▶ [WHAT IS EXPECTED] Your task is to reproduce, verbatim and without pictures, the lines from the opening of the listing through the line containing "import matplotlib.pyplot as plt".
# # # # #
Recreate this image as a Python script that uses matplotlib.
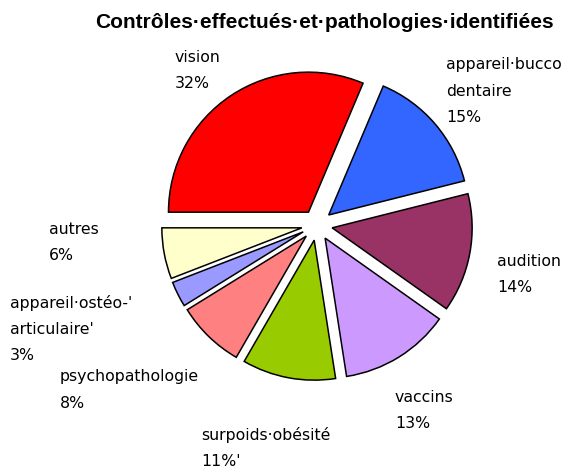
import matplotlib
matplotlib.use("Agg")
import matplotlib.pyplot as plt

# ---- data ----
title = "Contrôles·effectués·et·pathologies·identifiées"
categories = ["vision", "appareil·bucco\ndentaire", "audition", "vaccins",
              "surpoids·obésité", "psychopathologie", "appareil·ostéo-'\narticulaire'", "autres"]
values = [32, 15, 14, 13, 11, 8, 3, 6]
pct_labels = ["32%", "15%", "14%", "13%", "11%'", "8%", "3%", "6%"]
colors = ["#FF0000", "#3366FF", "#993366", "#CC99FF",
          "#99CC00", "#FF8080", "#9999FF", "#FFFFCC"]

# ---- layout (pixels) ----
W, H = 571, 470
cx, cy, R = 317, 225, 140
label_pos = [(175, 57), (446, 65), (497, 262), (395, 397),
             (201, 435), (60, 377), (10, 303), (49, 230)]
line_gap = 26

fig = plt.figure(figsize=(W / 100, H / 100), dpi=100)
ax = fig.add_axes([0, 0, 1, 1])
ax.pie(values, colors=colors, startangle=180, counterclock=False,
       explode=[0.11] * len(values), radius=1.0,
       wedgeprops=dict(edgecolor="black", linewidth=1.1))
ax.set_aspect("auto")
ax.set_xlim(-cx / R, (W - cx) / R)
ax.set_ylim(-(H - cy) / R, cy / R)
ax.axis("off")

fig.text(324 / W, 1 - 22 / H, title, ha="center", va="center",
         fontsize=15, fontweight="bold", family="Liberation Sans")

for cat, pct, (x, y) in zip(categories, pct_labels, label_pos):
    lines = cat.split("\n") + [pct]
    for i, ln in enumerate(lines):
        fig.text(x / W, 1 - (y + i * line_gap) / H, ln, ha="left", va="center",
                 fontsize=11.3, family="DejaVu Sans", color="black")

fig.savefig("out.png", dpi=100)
# # # # #
▶ [EXERCISE ANSWER]
Recreate this image as a Python script that uses matplotlib.
import matplotlib
matplotlib.use("Agg")
import matplotlib.pyplot as plt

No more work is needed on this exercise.